Annihilation is like reading Zork or one of those PC games where you’re lost in a bizarre world, tasked with trying to figure out what’s going on and to work out puzzles which will lead you back home. The problem is, Annihilation doesn’t have many answers. In fact, it really has none, as far as I can tell. And so, Annihilation could best be described by its title as something that happens to you, the complete destruction of purpose. Maybe that is the point. Maybe not. I still enjoyed reading this curious little book, anyway, and would recommend it to others.
None of the characters have names. Just the biologist, anthropologist, psychologist, etc. The characters are part of an expedition, put together apparently by an unnamed authority, possibly a government, to explore Area X, which apparently (again there are many things that are strongly suggested but not actually confirmed or explicitly stated) is an area that has suffered some kind of environmental disaster. It is at least clear that it is a place where weird and unexplained things happen, and have happened, and where a multitude of prior expeditions disappeared and most died. Why on earth others would willingly agree to volunteer on an expedition to this place that has devoured others without explanations is unclear. I guess that’s why I kept reading, and without any ultimate explanation. None at all. I kept thinking, Wow, that’s really weird. Or, that’s so screwed up. What’s happening?

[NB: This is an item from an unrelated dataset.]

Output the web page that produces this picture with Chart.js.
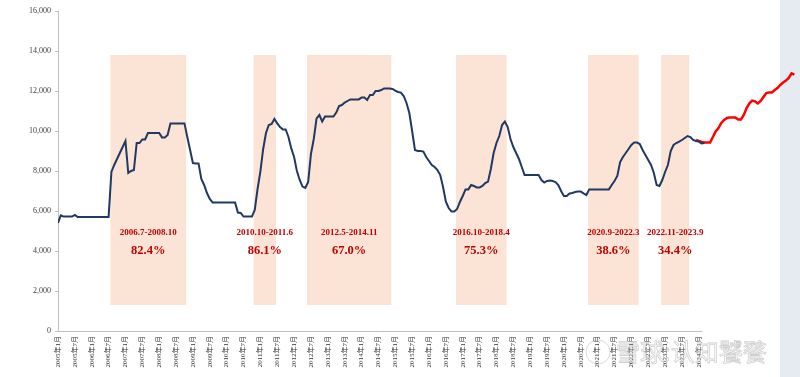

Now that I think about it, Annihilation reminds me a little of Seize the Night series by Dean Koontz. As the story progresses, more and more questions are raised, and the reader chases after them. But no answers are ultimately given. Some readers may find this to be frustrating. I get that. Still, Annihilation was a fun read, and the fact that it was so short, makes me willing to be more lenient when given the short end of the story telling stick. After all, I have a movie to look forward to.